Stable Diffusion & Project Crying-Mom

There has been this image of mom's expression that was burnt into my head which I wanted to capture eventually. It was a hauntingly unique facial reaction when she was in a nursing home with suffering from severe dementia.

It's the kind of expression that no combination of words would be able to capture. Image is the only possible medium, and I'm the only one who had seen it. I would rather not have it die with me.

I started having this intention by around year 2021. I can't draw to safe my life, so I took no action on it. Some time later I got in touch with a sketch artist specializing in faces but that didn't go very far.

As with many things, wait long enough and the problems will solve itself. Stable Diffusion (SD) came along and possibilities opened up.

At first without knowing it well, I thought it's only good for generating entirely new images (just like Midjourney and DALL-E). Only later did I learn about the feature called inpainting: take a photo, draw a region, describe what you want and have that region changed.

Being a noob in machine-learning, I started with running SD on a nine year-old gaming PC. It worked but each attempt took 5 minutes to run. That's unrealistic for anything serious.

I figured since SD is open source, there has to be many instances of it that other people run in the wild that I can use instead of running it myself.

Which led me to run into Hugging Face. This company is poised to be the Github of machine learning. I still don't have a full grasp of what they are capable of but it will be one platform you can't ignore as a technologist going forward.

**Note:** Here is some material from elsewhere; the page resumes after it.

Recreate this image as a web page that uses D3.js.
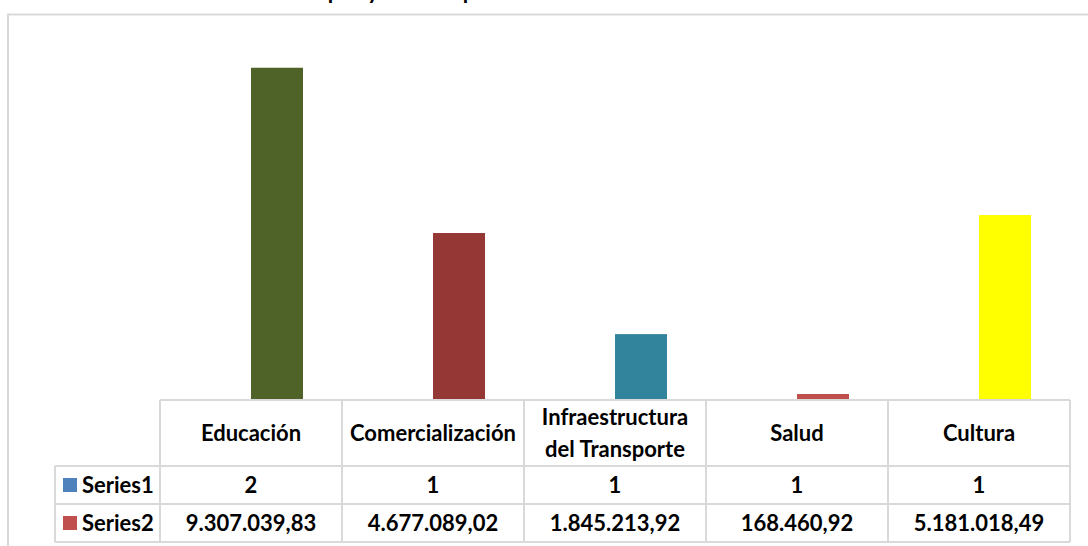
<!DOCTYPE html>
<html>
<head>
<meta charset="utf-8">
<script src="https://cdn.jsdelivr.net/npm/d3@7"></script>
<style>
  body { margin: 0; background: #fff; }
  text { font-family: Lato, "Open Sans", sans-serif; font-weight: bold; fill: #000; }
</style>
</head>
<body>
<div class="chart"></div>
<script>
var categories = ['Educación', 'Comercialización', 'Infraestructura\ndel Transporte', 'Salud', 'Cultura'];
var seriesNames = ['Series1', 'Series2'];
var series1 = [2, 1, 1, 1, 1];
var series2 = [9307039.83, 4677089.02, 1845213.92, 168460.92, 5181018.49];
var series1Labels = ['2', '1', '1', '1', '1'];
var series2Labels = ['9.307.039,83', '4.677.089,02', '1.845.213,92', '168.460,92', '5.181.018,49'];
var pointColors = ['#4F6228', '#953735', '#31849B', '#C0504D', '#FFFF00'];
var legendColors = ['#4F81BD', '#C0504D'];

var svgWidth = 1088;
var svgHeight = 546;

var svg = d3
  .select('.chart')
  .append('svg')
  .attr('width', svgWidth)
  .attr('height', svgHeight)
  .style('display', 'block');

// chart area frame (cropped on the right and bottom)
svg.append('rect')
  .attr('x', 8).attr('y', 14.5)
  .attr('width', 1200).attr('height', 600)
  .attr('fill', 'none')
  .attr('stroke', '#d9d9d9')
  .attr('stroke-width', 2);

// title, cut off by the top edge like in the source picture
svg.append('text')
  .attr('x', 309)
  .attr('y', -1)
  .attr('font-size', 22)
  .text('Tipos y montos por sector');

var tableTop = 400;
var headerH = 66;
var rowH = 38;

var x = d3.scaleBand().domain(d3.range(categories.length)).range([160, 1070]);
var xSeries = d3.scaleBand().domain(seriesNames).range([0, x.bandwidth()]).paddingOuter(0.75);
var y = d3.scaleLinear().domain([0, 10000000]).range([tableTop, 43]);

var chart = svg.append('g');

// Series1 bars (too small to see)
chart.selectAll('.s1')
  .data(series1)
  .enter()
  .append('rect')
  .attr('class', 's1')
  .attr('x', function(d, i) { return x(i) + xSeries('Series1'); })
  .attr('y', function(d) { return y(d); })
  .attr('width', xSeries.bandwidth())
  .attr('height', function(d) { return y(0) - y(d); })
  .attr('fill', legendColors[0]);

// Series2 bars, colour varies by point
chart.selectAll('.s2')
  .data(series2)
  .enter()
  .append('rect')
  .attr('class', 's2')
  .attr('x', function(d, i) { return x(i) + xSeries('Series2'); })
  .attr('y', function(d) { return y(d); })
  .attr('width', xSeries.bandwidth())
  .attr('height', function(d) { return y(0) - y(d); })
  .attr('fill', function(d, i) { return pointColors[i]; });

// data table
var grid = svg.append('g')
  .attr('stroke', '#d9d9d9')
  .attr('stroke-width', 2)
  .attr('fill', 'none');

var tableBottom = tableTop + headerH + 2 * rowH;
var rowLines = [tableTop, tableTop + headerH, tableTop + headerH + rowH, tableBottom];

grid.selectAll('.hl')
  .data(rowLines)
  .enter()
  .append('line')
  .attr('x1', function(d, i) { return i === 0 ? 160 : 55; })
  .attr('x2', 1070)
  .attr('y1', function(d) { return d; })
  .attr('y2', function(d) { return d; });

var colLines = d3.range(categories.length + 1).map(function(i) {
  return i < categories.length ? x(i) : x.range()[1];
});

grid.selectAll('.vl')
  .data(colLines)
  .enter()
  .append('line')
  .attr('x1', function(d) { return d; })
  .attr('x2', function(d) { return d; })
  .attr('y1', tableTop)
  .attr('y2', tableBottom);

grid.append('line')
  .attr('x1', 55).attr('x2', 55)
  .attr('y1', tableTop + headerH).attr('y2', tableBottom);

var fs = 22;

// header labels
svg.append('g').selectAll('text')
  .data(categories)
  .enter()
  .append('text')
  .attr('font-size', fs)
  .attr('text-anchor', 'middle')
  .attr('x', function(d, i) { return x(i) + x.bandwidth() / 2; })
  .attr('y', tableTop + headerH / 2)
  .each(function(d) {
    var lines = d.split('\n');
    var t = d3.select(this);
    lines.forEach(function(line, k) {
      t.append('tspan')
        .attr('x', t.attr('x'))
        .attr('dy', k === 0 ? (0.35 - (lines.length - 1) * 0.725) + 'em' : '1.45em')
        .text(line);
    });
  });

var rows = [series1Labels, series2Labels];

rows.forEach(function(labels, r) {
  var cy = tableTop + headerH + r * rowH + rowH / 2;

  svg.append('rect')
    .attr('x', 63).attr('y', cy - 7)
    .attr('width', 14).attr('height', 14)
    .attr('fill', legendColors[r]);

  svg.append('text')
    .attr('x', 82)
    .attr('y', cy)
    .attr('dy', '0.35em')
    .attr('font-size', fs)
    .text(seriesNames[r]);

  svg.append('g').selectAll('text')
    .data(labels)
    .enter()
    .append('text')
    .attr('font-size', fs)
    .attr('text-anchor', 'middle')
    .attr('x', function(d, i) { return x(i) + x.bandwidth() / 2; })
    .attr('y', cy)
    .attr('dy', '0.35em')
    .text(function(d) { return d; });
});
</script>
</body>
</html>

From recommendations off of Reddit, I compiled a a list of SD instances with different features, most of them running on top of Hugging Face. I landed on one that focuses on inpainting.

I got started sculpting mom's face with a photo of her grumpy face (probably taken by accident by whoever was holding the camera).

Out of ignorance, I thought I could inpaint the entire face, prompt it with "scared, alarmed, mouth wide open, hair shaven, old skinny" and be done with it. The outcome was downright comedic, an entirely new face showed up.

Only later did I realize I had to do this like how one works Photoshop. I would inpaint just the face and neck, prompt it with "old, skinny, wrinkly", run it a few times and the results came out incredibly accurate.

I continued doing this to eyebrows, the shirt, one part at a time.

Prompting is basically wizardry. It's a process of discovering what the machine learning model knows and doesn't.

Trying to replace the background for one was difficult. I wanted something plain, blur and patternless. What it kept giving me was something noisy and interesting. I still haven't crack this one.

The toughest parts of the face to replace are the eyes and the mouth. These are the two defining characteristics mom's expressions, precision matters more than face and hair.

The effort continues.